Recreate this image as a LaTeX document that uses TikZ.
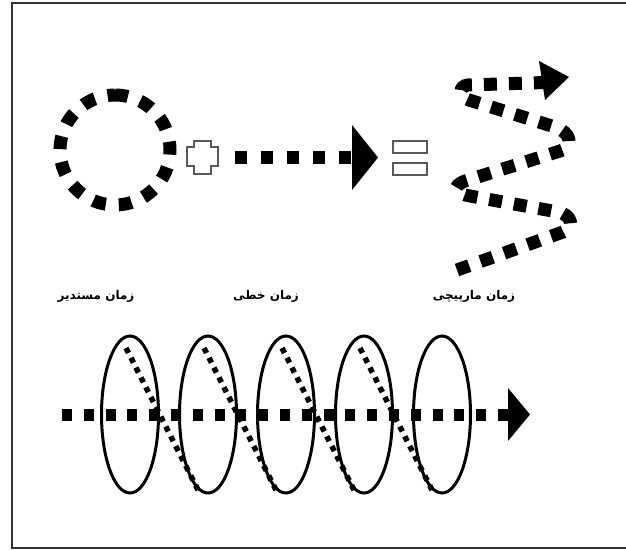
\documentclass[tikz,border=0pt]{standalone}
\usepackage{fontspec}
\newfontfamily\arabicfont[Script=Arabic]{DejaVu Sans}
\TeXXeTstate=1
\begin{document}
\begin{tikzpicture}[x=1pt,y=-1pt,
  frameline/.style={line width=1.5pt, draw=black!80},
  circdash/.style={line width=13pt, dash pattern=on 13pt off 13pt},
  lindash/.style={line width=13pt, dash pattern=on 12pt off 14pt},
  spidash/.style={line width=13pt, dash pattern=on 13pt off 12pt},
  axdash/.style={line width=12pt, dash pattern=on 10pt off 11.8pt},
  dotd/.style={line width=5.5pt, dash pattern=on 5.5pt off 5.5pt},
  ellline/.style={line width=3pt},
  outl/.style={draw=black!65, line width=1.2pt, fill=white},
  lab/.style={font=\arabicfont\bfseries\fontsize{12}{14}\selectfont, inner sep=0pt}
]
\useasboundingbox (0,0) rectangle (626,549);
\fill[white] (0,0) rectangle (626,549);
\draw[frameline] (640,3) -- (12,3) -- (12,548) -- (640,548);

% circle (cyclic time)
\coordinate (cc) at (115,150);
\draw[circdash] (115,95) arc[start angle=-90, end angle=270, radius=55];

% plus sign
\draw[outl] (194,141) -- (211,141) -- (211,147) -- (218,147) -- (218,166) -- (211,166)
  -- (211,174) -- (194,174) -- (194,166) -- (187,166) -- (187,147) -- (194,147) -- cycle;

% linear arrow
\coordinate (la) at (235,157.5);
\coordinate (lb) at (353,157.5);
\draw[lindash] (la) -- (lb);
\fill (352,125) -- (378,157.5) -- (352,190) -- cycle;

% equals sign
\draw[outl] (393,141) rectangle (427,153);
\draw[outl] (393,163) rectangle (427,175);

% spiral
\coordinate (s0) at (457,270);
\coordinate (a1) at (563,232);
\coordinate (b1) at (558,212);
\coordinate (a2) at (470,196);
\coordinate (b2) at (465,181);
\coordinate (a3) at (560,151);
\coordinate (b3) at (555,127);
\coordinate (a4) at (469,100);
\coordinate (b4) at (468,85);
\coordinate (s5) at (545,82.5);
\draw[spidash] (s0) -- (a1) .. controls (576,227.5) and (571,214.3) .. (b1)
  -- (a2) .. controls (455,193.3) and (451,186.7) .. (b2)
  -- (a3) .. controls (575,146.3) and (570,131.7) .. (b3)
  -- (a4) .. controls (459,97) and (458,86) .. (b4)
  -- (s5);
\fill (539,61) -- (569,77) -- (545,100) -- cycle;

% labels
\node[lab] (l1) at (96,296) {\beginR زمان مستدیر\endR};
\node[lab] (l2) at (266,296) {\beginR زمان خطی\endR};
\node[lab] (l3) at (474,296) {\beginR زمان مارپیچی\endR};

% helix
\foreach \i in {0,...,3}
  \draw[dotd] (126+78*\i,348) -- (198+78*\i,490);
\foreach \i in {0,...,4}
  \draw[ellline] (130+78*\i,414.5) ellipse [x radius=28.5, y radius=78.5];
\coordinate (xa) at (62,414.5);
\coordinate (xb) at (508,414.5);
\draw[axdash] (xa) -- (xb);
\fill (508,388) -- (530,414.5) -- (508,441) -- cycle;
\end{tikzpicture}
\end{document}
★ ★ ★
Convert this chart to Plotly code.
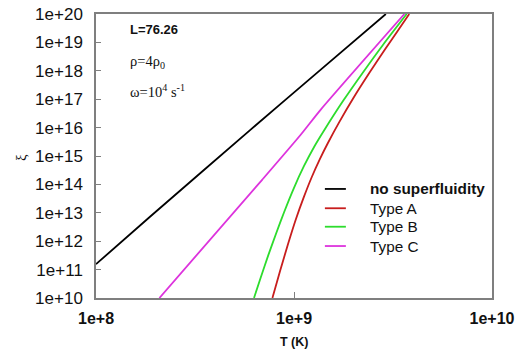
★ ★ ★
EXERCISE PROMPT: From the line with "Recreate this image" to the line with "end angle=270, radius=55];", set down those lines word for word and only those, counting both ends. Pictures stay out of the copy.

EXERCISE RESPONSE:
Recreate this image as a LaTeX document that uses TikZ.
\documentclass[tikz,border=0pt]{standalone}
\usepackage{fontspec}
\newfontfamily\arabicfont[Script=Arabic]{DejaVu Sans}
\TeXXeTstate=1
\begin{document}
\begin{tikzpicture}[x=1pt,y=-1pt,
  frameline/.style={line width=1.5pt, draw=black!80},
  circdash/.style={line width=13pt, dash pattern=on 13pt off 13pt},
  lindash/.style={line width=13pt, dash pattern=on 12pt off 14pt},
  spidash/.style={line width=13pt, dash pattern=on 13pt off 12pt},
  axdash/.style={line width=12pt, dash pattern=on 10pt off 11.8pt},
  dotd/.style={line width=5.5pt, dash pattern=on 5.5pt off 5.5pt},
  ellline/.style={line width=3pt},
  outl/.style={draw=black!65, line width=1.2pt, fill=white},
  lab/.style={font=\arabicfont\bfseries\fontsize{12}{14}\selectfont, inner sep=0pt}
]
\useasboundingbox (0,0) rectangle (626,549);
\fill[white] (0,0) rectangle (626,549);
\draw[frameline] (640,3) -- (12,3) -- (12,548) -- (640,548);

% circle (cyclic time)
\coordinate (cc) at (115,150);
\draw[circdash] (115,95) arc[start angle=-90, end angle=270, radius=55];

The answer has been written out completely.